### SOURCE MATERIAL
* BEGIN *
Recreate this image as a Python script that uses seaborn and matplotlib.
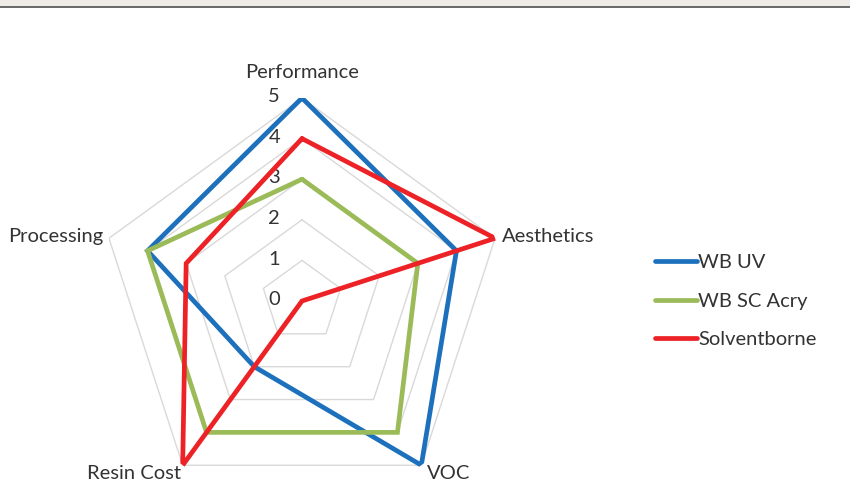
import numpy as np
import pandas as pd
import matplotlib
matplotlib.use("Agg")
import matplotlib.pyplot as plt
from matplotlib.patches import Rectangle
from matplotlib.lines import Line2D
import seaborn as sns

# Scores per criterion (0 = worst, 5 = best)
categories = ["Performance", "Aesthetics", "VOC", "Resin Cost", "Processing"]
wb_uv = [5, 4, 5, 2, 4]
wb_sc_acry = [3, 3, 4, 4, 4]
solventborne = [4, 5, 0, 5, 3]
series_names = ["WB UV", "WB SC Acry", "Solventborne"]
tick_values = [0, 1, 2, 3, 4, 5]

colors = {"WB UV": "#1C70BC", "WB SC Acry": "#9BBB59", "Solventborne": "#EC2227"}
text_color = "#333333"
fs = 14.5

sns.set_theme(style="white")
plt.rcParams["font.family"] = ["Lato", "DejaVu Sans"]

n = len(categories)
angles = np.linspace(0, 2 * np.pi, n, endpoint=False)
closed_angles = np.append(angles, 2 * np.pi)

rows = []
for name, vals in zip(series_names, [wb_uv, wb_sc_acry, solventborne]):
    for a, v in zip(closed_angles, vals + vals[:1]):
        rows.append({"series": name, "theta": a, "score": v})
df = pd.DataFrame(rows)

fig = plt.figure(figsize=(8.5, 4.84), dpi=100)
fig.patch.set_facecolor("white")

# thin header band with dark rule
fig.patches.append(Rectangle((0, 1 - 6 / 484), 1, 6 / 484, transform=fig.transFigure,
                             facecolor="#EFECE8", edgecolor="none", zorder=0))
fig.patches.append(Rectangle((0, 1 - 8 / 484), 1, 2.2 / 484, transform=fig.transFigure,
                             facecolor="#6B6B6B", edgecolor="none", zorder=1))

cx, cy, R = 302, 183, 203
ax = fig.add_axes([(cx - R) / 850, (cy - R) / 484, 2 * R / 850, 2 * R / 484], polar=True)
ax.set_theta_offset(np.pi / 2)
ax.set_theta_direction(-1)
ax.set_ylim(0, 5)
ax.grid(False)
ax.spines["polar"].set_visible(False)
ax.set_xticks([])
ax.set_yticks([])
ax.patch.set_alpha(0)

# pentagonal grid rings
for t in tick_values[1:]:
    ax.plot(closed_angles, [t] * (n + 1), color="#D9D9D9", lw=1.0, zorder=1)

sns.lineplot(data=df, x="theta", y="score", hue="series", hue_order=series_names,
             palette=colors, sort=False, estimator=None, units="series",
             linewidth=3.4, ax=ax, legend=False, zorder=3)
for line in ax.lines[-3:]:
    line.set_solid_joinstyle("miter")

ax.set_xlabel("")
ax.set_ylabel("")

# radial value labels along the Performance spoke
for t in tick_values:
    ax.annotate(str(t), xy=(0, t), xytext=(-20, 1), textcoords="offset points",
                ha="center", va="center", fontsize=fs, color=text_color, zorder=2)

# category labels
label_pos = {
    "Performance": (0, 18, "center", "center"),
    "Aesthetics": (5, 1, "left", "center"),
    "VOC": (4, -6, "left", "center"),
    "Resin Cost": (-1, -6, "right", "center"),
    "Processing": (-4, 1, "right", "center"),
}
for a, cat in zip(angles, categories):
    dx, dy, ha, va = label_pos[cat]
    ax.annotate(cat, xy=(a, 5), xytext=(dx, dy), textcoords="offset points",
                ha=ha, va=va, fontsize=fs, color=text_color, annotation_clip=False)

# legend
handles = [Line2D([0], [0], color=colors[s], lw=3.4) for s in series_names]
fig.legend(handles, series_names, loc="center left", bbox_to_anchor=(637 / 850, 183 / 484),
           frameon=False, fontsize=fs, handlelength=2.1, handletextpad=0.05,
           labelspacing=1.05, labelcolor=text_color)

fig.savefig("out.png", dpi=100, facecolor="white")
* END *
### WORK TO DO
Copy the whole listing above word for word but do not carry over the pictures.

### RESPONSE BELOW
Recreate this image as a Python script that uses seaborn and matplotlib.
import numpy as np
import pandas as pd
import matplotlib
matplotlib.use("Agg")
import matplotlib.pyplot as plt
from matplotlib.patches import Rectangle
from matplotlib.lines import Line2D
import seaborn as sns

# Scores per criterion (0 = worst, 5 = best)
categories = ["Performance", "Aesthetics", "VOC", "Resin Cost", "Processing"]
wb_uv = [5, 4, 5, 2, 4]
wb_sc_acry = [3, 3, 4, 4, 4]
solventborne = [4, 5, 0, 5, 3]
series_names = ["WB UV", "WB SC Acry", "Solventborne"]
tick_values = [0, 1, 2, 3, 4, 5]

colors = {"WB UV": "#1C70BC", "WB SC Acry": "#9BBB59", "Solventborne": "#EC2227"}
text_color = "#333333"
fs = 14.5

sns.set_theme(style="white")
plt.rcParams["font.family"] = ["Lato", "DejaVu Sans"]

n = len(categories)
angles = np.linspace(0, 2 * np.pi, n, endpoint=False)
closed_angles = np.append(angles, 2 * np.pi)

rows = []
for name, vals in zip(series_names, [wb_uv, wb_sc_acry, solventborne]):
    for a, v in zip(closed_angles, vals + vals[:1]):
        rows.append({"series": name, "theta": a, "score": v})
df = pd.DataFrame(rows)

fig = plt.figure(figsize=(8.5, 4.84), dpi=100)
fig.patch.set_facecolor("white")

# thin header band with dark rule
fig.patches.append(Rectangle((0, 1 - 6 / 484), 1, 6 / 484, transform=fig.transFigure,
                             facecolor="#EFECE8", edgecolor="none", zorder=0))
fig.patches.append(Rectangle((0, 1 - 8 / 484), 1, 2.2 / 484, transform=fig.transFigure,
                             facecolor="#6B6B6B", edgecolor="none", zorder=1))

cx, cy, R = 302, 183, 203
ax = fig.add_axes([(cx - R) / 850, (cy - R) / 484, 2 * R / 850, 2 * R / 484], polar=True)
ax.set_theta_offset(np.pi / 2)
ax.set_theta_direction(-1)
ax.set_ylim(0, 5)
ax.grid(False)
ax.spines["polar"].set_visible(False)
ax.set_xticks([])
ax.set_yticks([])
ax.patch.set_alpha(0)

# pentagonal grid rings
for t in tick_values[1:]:
    ax.plot(closed_angles, [t] * (n + 1), color="#D9D9D9", lw=1.0, zorder=1)

sns.lineplot(data=df, x="theta", y="score", hue="series", hue_order=series_names,
             palette=colors, sort=False, estimator=None, units="series",
             linewidth=3.4, ax=ax, legend=False, zorder=3)
for line in ax.lines[-3:]:
    line.set_solid_joinstyle("miter")

ax.set_xlabel("")
ax.set_ylabel("")

# radial value labels along the Performance spoke
for t in tick_values:
    ax.annotate(str(t), xy=(0, t), xytext=(-20, 1), textcoords="offset points",
                ha="center", va="center", fontsize=fs, color=text_color, zorder=2)

# category labels
label_pos = {
    "Performance": (0, 18, "center", "center"),
    "Aesthetics": (5, 1, "left", "center"),
    "VOC": (4, -6, "left", "center"),
    "Resin Cost": (-1, -6, "right", "center"),
    "Processing": (-4, 1, "right", "center"),
}
for a, cat in zip(angles, categories):
    dx, dy, ha, va = label_pos[cat]
    ax.annotate(cat, xy=(a, 5), xytext=(dx, dy), textcoords="offset points",
                ha=ha, va=va, fontsize=fs, color=text_color, annotation_clip=False)

# legend
handles = [Line2D([0], [0], color=colors[s], lw=3.4) for s in series_names]
fig.legend(handles, series_names, loc="center left", bbox_to_anchor=(637 / 850, 183 / 484),
           frameon=False, fontsize=fs, handlelength=2.1, handletextpad=0.05,
           labelspacing=1.05, labelcolor=text_color)

fig.savefig("out.png", dpi=100, facecolor="white")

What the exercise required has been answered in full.